Il y a fort longtemps, dans un bordel fréquenté par les artisans et ecclésiastiques de Barcelone, naît un enfant étrange. A cinq ans, son visage est celui d’un adulte et il se nourrit de sang. Quand il a sept ans, sa mère accusée de sorcellerie par l’Autre, est exécutée. Il survivra alors seul, au fil des siècles, se cachant, changeant d’identité et de métier quand ceux qui le côtoient s’aperçoivent qu’il ne vieillit pas, échappant plusieurs fois à l’Autre qui le pourchasse à travers les siècles. Aujourd’hui, Marta Vives, belle jeune femme, stagiaire dans un cabinet d’avocat, est amenée à croiser sa route, et à s’interroger sur l’histoire de sa propre famille, liée à la guerre entre les deux éternels, ainsi qu’à celle que se livrent, depuis fort longtemps, les libres-penseurs et les tenants de l’orthodoxie religieuse.
Avec La ville intemporelle ou le vampire de Barcelone, Francisco Gonzalez Ledesma fait une belle déclaration d’amour à sa ville et aux femmes qui en ont été, et en reste, l’âme. Peut-être plus encore que dans ses polars habituels c’est bien Barcelone le personnage central de ce dernier roman.
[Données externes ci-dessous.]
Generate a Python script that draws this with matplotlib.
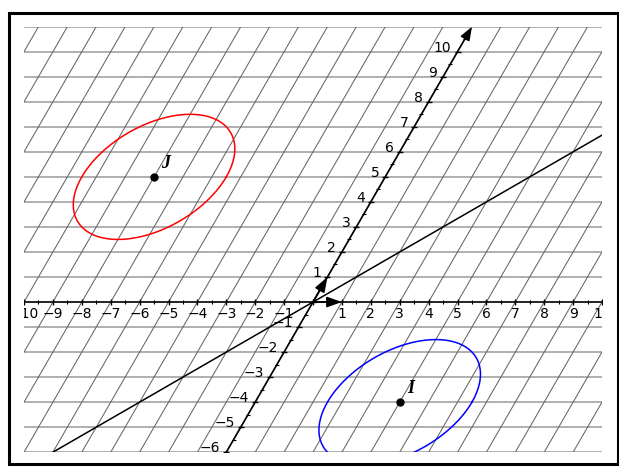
import numpy as np
import matplotlib
matplotlib.use('Agg')
import matplotlib.pyplot as plt
from matplotlib.patches import Rectangle
from matplotlib.transforms import ScaledTranslation

# ---- data (oblique coordinate system) ----
ANGLE_DEG = 60
x_ticks = list(range(-10, 11))
y_ticks = list(range(-6, 11))
x_minor = [v + 0.5 for v in range(-10, 10)]
y_minor = [v + 0.5 for v in range(-6, 11)]
grid_rows = list(range(-6, 12))
grid_cols = list(range(-17, 14))
y_axis_span = [-6, 11]
point_names = ['J', 'I']
point_a = [-8, 5]
point_b = [5, -4]
point_colors = ['red', 'blue']
circle_radius = 2.5
line_t = [-6, 8]  # line b = a

cs, sn = np.cos(np.radians(ANGLE_DEG)), np.sin(np.radians(ANGLE_DEG))


def to_xy(a, b):
    a = np.asarray(a, dtype=float)
    b = np.asarray(b, dtype=float)
    return a + b * cs, b * sn


fig = plt.figure(figsize=(6.19, 4.70), dpi=100)
ax = fig.add_axes([24 / 619, (470 - 452.2) / 470, 578 / 619, 425.5 / 470])
ax.set_xlim(-10, 10)
ax.set_ylim(y_axis_span[0] * sn, y_axis_span[1] * sn)
ax.axis('off')


def offset(dx_px, dy_px):
    return ax.transData + ScaledTranslation(dx_px / 100, dy_px / 100, fig.dpi_scale_trans)


# grid
for k in grid_rows:
    ax.plot([-11, 11], [k * sn, k * sn], color='#9a9a9a', lw=1.1, zorder=1)
for n in grid_cols:
    gx, gy = to_xy([n, n], y_axis_span)
    ax.plot(gx, gy, color='#666666', lw=0.75, zorder=1)

# line b = a
lx, ly = to_xy(line_t, line_t)
ax.plot(lx, ly, color='black', lw=1.1, zorder=3)

# x axis
ax.plot([-10, 10], [0, 0], color='black', lw=1.1, zorder=4)
ax.plot(x_ticks, [0] * len(x_ticks), ls='', marker='|', ms=5, mew=1.0, color='black', zorder=4)
ax.plot(x_minor, [0] * len(x_minor), ls='', marker='|', ms=2.5, mew=0.8, color='black', zorder=4)

# oblique axis
ox0, oy0 = to_xy(0, y_axis_span[0])
ox1, oy1 = to_xy(0, y_axis_span[1])
ax.annotate('', xy=(float(ox1), float(oy1)), xytext=(float(ox0), float(oy0)),
            arrowprops=dict(arrowstyle='-|>,head_length=0.8,head_width=0.3', lw=1.2,
                            color='black', shrinkA=0, shrinkB=0), zorder=4,
            annotation_clip=False)
tx, ty = to_xy([0] * len(y_ticks), y_ticks)
ax.plot(tx, ty, ls='', marker='_', ms=5, mew=1.0, color='black', zorder=4)
mx, my = to_xy([0] * len(y_minor), y_minor)
ax.plot(mx, my, ls='', marker='_', ms=2.5, mew=0.8, color='black', zorder=4)

# unit vectors
for (ua, ub) in [(1, 0), (0, 1)]:
    ux, uy = to_xy(ua, ub)
    ax.annotate('', xy=(float(ux), float(uy)), xytext=(0, 0),
                arrowprops=dict(arrowstyle='-|>,head_length=0.9,head_width=0.32', lw=1.2,
                                color='black', shrinkA=0, shrinkB=0), zorder=5)

# tick labels
for v in x_ticks:
    if v == 0:
        continue
    lab = str(v).replace('-', '\u2212')
    ax.text(v, 0, lab, transform=offset(0, -5), ha='center', va='top',
            fontsize=10, family='DejaVu Sans', zorder=6, clip_on=True)
for v in y_ticks:
    if v == 0:
        continue
    lab = str(v).replace('-', '\u2212')
    px, py = to_xy(0, v)
    ax.text(float(px), float(py), lab, transform=offset(-6, 4), ha='right', va='center',
            fontsize=10, family='DejaVu Sans', zorder=6, clip_on=True)

# circles (in oblique coordinates) and points
theta = np.linspace(0, 2 * np.pi, 400)
for name, a, b, col in zip(point_names, point_a, point_b, point_colors):
    ex, ey = to_xy(a + circle_radius * np.cos(theta), b + circle_radius * np.sin(theta))
    ax.plot(ex, ey, color=col, lw=1.1, zorder=3)
    px, py = to_xy(a, b)
    ax.plot([px], [py], 'o', ms=5, color='black', zorder=6)
    ax.text(float(px), float(py), name, transform=offset(7, 5), ha='left', va='bottom',
            fontsize=13, family='Liberation Serif', style='italic', weight='bold', zorder=6)

# outer frame
fig.add_artist(Rectangle((8.7 / 619, (470 - 464) / 470), (617.5 - 8.7) / 619, (464 - 13) / 470,
                         transform=fig.transFigure, fill=False, lw=2.2, edgecolor='black'))

fig.savefig('out.png', dpi=100)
Barcelone que l’on voit changer, étouffer, grandir, saigner, chanter, souffrir, s’enrichir, vivre … du Moyen-Âge à nos jours. Barcelone qui, comme toujours, est indissociable dans l’œuvre de Ledesma de ses habitants, et plus particulièrement des plus pauvres, de ceux qui l’ont construite, nourrie et fait palpiter. Barcelone qui au cours de siècles s’est construite sur ses morts et ses ruines, et qui s’est empressée de les oublier. C’est à ce passé oublié que Ledesma rend hommage.
Il le fait, pour la première fois, au travers d’un récit fantastique, mettant en scène le combat permanent entre les Bien et la Mal, Dieu et le Diable, ceux qui croient et ceux qui doutent, ceux qui prônent l’Obéissance et ceux qui veulent la réflexion et la discussion. Un combat qui ne s’achève bien entendu pas à la fin du roman …
Comme toujours chez le créateur de Mendez, il ne faut pas attendre une trame serrée et de l’action. Il écrit une histoire de vampire sans terreur ou presque, sans péripéties ou presque, sans combat titanesques entre forces surhumaines. Son récit fantastique, comme ses récits policiers, utilise le genre comme un prétexte à écrire, encore et toujours, la même histoire. Celle d’un souvenir mélancolique aux couleurs sépia, hommage à tous les anonymes qui sont l’âme de Barcelone. Francisco Gonzalez Ledesma se renouvelle en réécrivant le roman qu’il écrit depuis ses débuts. Ce qui est la marque de grands auteurs.
Francisco Gonzalez Ledesma / La ville intemporelle ou le vampire de Barcelone (La ciudad sin tiempo, 2007), L’Atalante (2008), traduit de l’espagnol par Christophe Josse.